– Подержат да выпустят! Повторяю: придет к вам же на пытку. А я б предпочел в тюрьму сесть, чем вашей братье позировать. Вот Моллер, хоть скоро работает, замучил меня на портрете…

Иванов простился, ушел в соседнюю комнатушку и весьма скоро захрапел. Гоголь сел в кресло, упер локти в колени, положил голову на руки, как часами мог сидеть в одиночестве, и задумался.

Он уже знал: сна не будет.

Лампа проконсула стала коптить. Гоголь встал, поправил фитиль. Глаза его скользнули на Библию, ярче всего освещенную. Он откинул кожаный переплет и в бесконечный раз увидал дрожащей рукой надписанное:

«Дорогому другу – Николаю».

Это был подарок Вьельгорского.

Гоголь поднял крышку конторки, вынул мелко исписанную тетрадь. Перелистал ее, прочел:

«Ночь первая. Они были сладки и томительны – эти бессонные ночи. Он сидел больной в креслах. Я при нем. Сон не смел касаться очей моих. Он безмолвно и невольно, казалось, уважал святыню ночного бдения. Мне было так сладко сидеть возле него, глядеть на него. Уже две ночи, как мы говорили друг другу ты. Как ближе после этого он стал ко мне! Он сидел все тот же кроткий, тихий, покорный. Боже, с какой радостью, с каким весельем я принял бы на себя его болезнь! И если б моя смерть могла возвратить его к здоровью, с какой радостью, с какой готовностью я бы кинулся тогда к ней!

Ночь восьмая. Он не любил и не ложился почти вовсе в постель. Он предпочитал свои кресла и тоже свое сидячее положение.
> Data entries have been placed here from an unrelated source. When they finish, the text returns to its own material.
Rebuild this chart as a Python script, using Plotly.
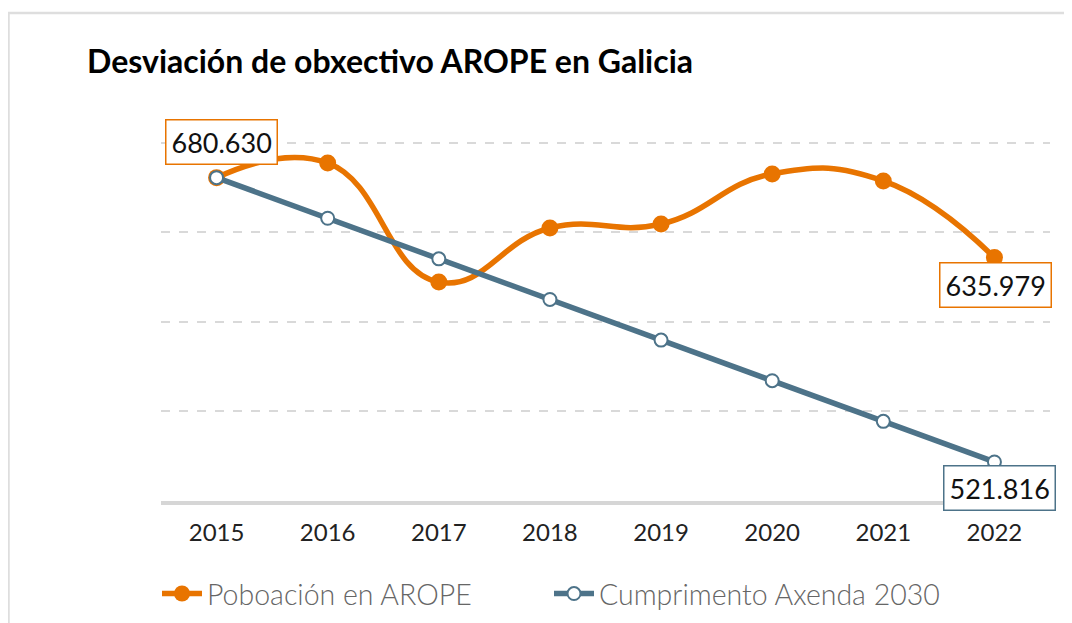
import plotly.graph_objects as go

years = ["2015", "2016", "2017", "2018", "2019", "2020", "2021", "2022"]
arope = [680.630, 688.8, 622.3, 652.5, 654.7, 682.7, 678.8, 635.979]
axenda = [680.630, 657.942, 635.254, 612.566, 589.878, 567.190, 544.502, 521.816]

ORANGE = "#E87400"
BLUE = "#4D7389"
FONT = "Lato"

OFF = 8  # page body margin
YMAX = 705
PXU = 358 / 200.0  # pixels per unit
W, H = 1072 - OFF, 623 - OFF
L = 161 - OFF
T = round(143 - (YMAX - 700) * PXU) - OFF
PR, PB = 1050 - OFF, 501 - OFF
R, B = W - PR, H - PB
pw, ph = PR - L, PB - T

fig = go.Figure()
fig.add_trace(go.Scatter(
    x=years, y=arope, name="Poboación en AROPE", mode="lines+markers",
    line=dict(color=ORANGE, width=5.5, shape="spline", smoothing=1.3),
    marker=dict(size=17, color=ORANGE), cliponaxis=False, legend="legend",
))
fig.add_trace(go.Scatter(
    x=years, y=axenda, name="Cumprimento Axenda 2030", mode="lines+markers",
    line=dict(color=BLUE, width=5.5),
    marker=dict(size=13, color="white", line=dict(color=BLUE, width=2)), cliponaxis=False,
    legend="legend2",
))


def ann(i, vals, color, yshift, xshift=0):
    v = vals[i]
    return dict(x=i, y=v, xref="x", yref="y", text=f"{v:.3f}", showarrow=False,
                yshift=yshift, xshift=xshift,
                font=dict(family=FONT, size=27, color="#111"), bgcolor="white",
                bordercolor=color, borderwidth=1.5, borderpad=5)


fy = lambda page_y: (PB - (page_y - OFF)) / ph
fx = lambda page_x: ((page_x - OFF) - L) / pw

legend_font = dict(family=FONT, size=28.5, color="#666", weight=300)

fig.update_layout(
    width=W, height=H,
    margin=dict(l=L, r=R, t=T, b=B, pad=0, autoexpand=False),
    paper_bgcolor="white", plot_bgcolor="white",
    title=dict(text="<b>Desviación de obxectivo AROPE en Galicia</b>",
               x=(87 - OFF) / W, xref="container", xanchor="left",
               y=1 - (62 - OFF) / H, yref="container", yanchor="middle",
               font=dict(family=FONT, size=32, color="#000", weight=900)),
    xaxis=dict(type="category", range=[-0.5, 7.5], showgrid=False,
               showline=True, linecolor="#d6d6d6", linewidth=4,
               ticks="", tickfont=dict(family=FONT, size=24, color="#222"),
               ticklabelstandoff=7),
    yaxis=dict(range=[500, YMAX], tickvals=[550, 600, 650, 700], showgrid=True,
               gridcolor="#d9d9d9", gridwidth=1.5, griddash="dash",
               showticklabels=False, zeroline=False, showline=False, ticks=""),
    legend=dict(orientation="h", x=fx(157), xanchor="left",
                y=fy(594), yanchor="middle", font=legend_font, itemwidth=40),
    legend2=dict(orientation="h", x=fx(549), xanchor="left",
                 y=fy(594), yanchor="middle", font=legend_font, itemwidth=40),
    annotations=[
        ann(0, arope, ORANGE, 36, 5),
        ann(7, arope, ORANGE, -27, 1),
        ann(7, axenda, BLUE, -26, 5),
    ],
    shapes=[
        dict(type="line", xref="paper", yref="paper",
             x0=fx(7), x1=fx(1090), y0=fy(13), y1=fy(13),
             line=dict(color="#dedede", width=2.5)),
        dict(type="line", xref="paper", yref="paper",
             x0=fx(8.5), x1=fx(8.5), y0=fy(13), y1=fy(640),
             line=dict(color="#dedede", width=2.5)),
    ],
    showlegend=True,
)

fig.write_html("out.html")
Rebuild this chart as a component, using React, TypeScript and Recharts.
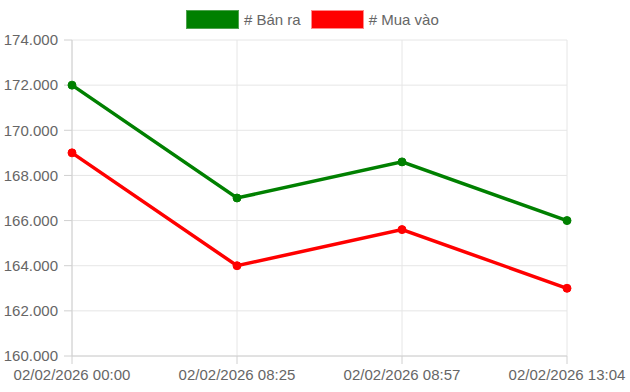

В ту ночь ему доктор велел отдохнуть. Он приподнялся неохотно и, опираясь на мое плечо, шел к своей постели. Душенька мой! Его уставший взгляд, его теплый пестрый сюртук, медленные движенья шагов его – все это я вижу, все это передо мною…»

Гоголь дальше не мог читать, закрыл тетрадь, положил ее в ящик.

Стоял перед глазами заострившийся профиль друга, в тщетной жажде не задохнуться запрокинутый на высоко взбитых подушках.

И вдруг… что ж это? «Матушка, – прошептал, бледнея, Гоголь, – матушка, заступись…» Не дав принять последнего вздоха Иосифа, совсем рядом, заслоняя высокую желтизну его тела, возникла своей слепящей белизной мраморная «Флора» Тенерани. При мигающем пламени лампы мрамор был как розовое трепетавшее тело.

«Начинается…» – прошептал Гоголь и, склонясь, как подстреленный, уйдя головой в плечи, вдруг рухнул на кресло.

Жестокий круг принудительных галлюцинаций сомкнулся над ним. Конечно, он знал, что его болезнь имеет свою регистрацию и свой латинский термин в отделах бессчетных страданий человечества, – что пользы! Средств от сверхчеловеческой муки, его посещавшей, там не было.

В дверь постучали. Сначала тихо, потом настойчиво.

– Кто там? – очнулся Гоголь и, радуясь, что сейчас войдет хоть кто-нибудь живой, поспешил открыть дверь.

Гостем оказался Пашка-химик, Шехеразада. На нем был надет не обычный смехотворный халат с кашемировой шалью, а черный сюртук. Он был чисто выбрит, слепило белье белизной. В манерах сдержанно строг, похож на иностранного консула, знакомого Гоголю. И, приняв Пашку за этого консула, с недоумением Гоголь привстал.

– Не извольте беспокоиться, Николай Васильич, это точно я-с, Шехеразада, или Пашка-химик. Присядемте!

Пашка себя вел с достоинством и, как хозяин, пригласил рукой Гоголя сесть.

– Ну и шут ты гороховый, братец! – повеселел Гоголь. – А ведь я думал, право, что это консула черт принес!

– Точно, консула-с, или по-французски – conseiller, советника-с. С советом я к вам, Николай Васильич!

– Нуте, выпьем-ка нашей украинской запеканочки, земляки ведь с тобой…

Гоголь испытывал то, что испытывает человек, когда, разбуженный грубой вседневностью, вдруг постигает, что смертный ужас был испытан лишь во сне.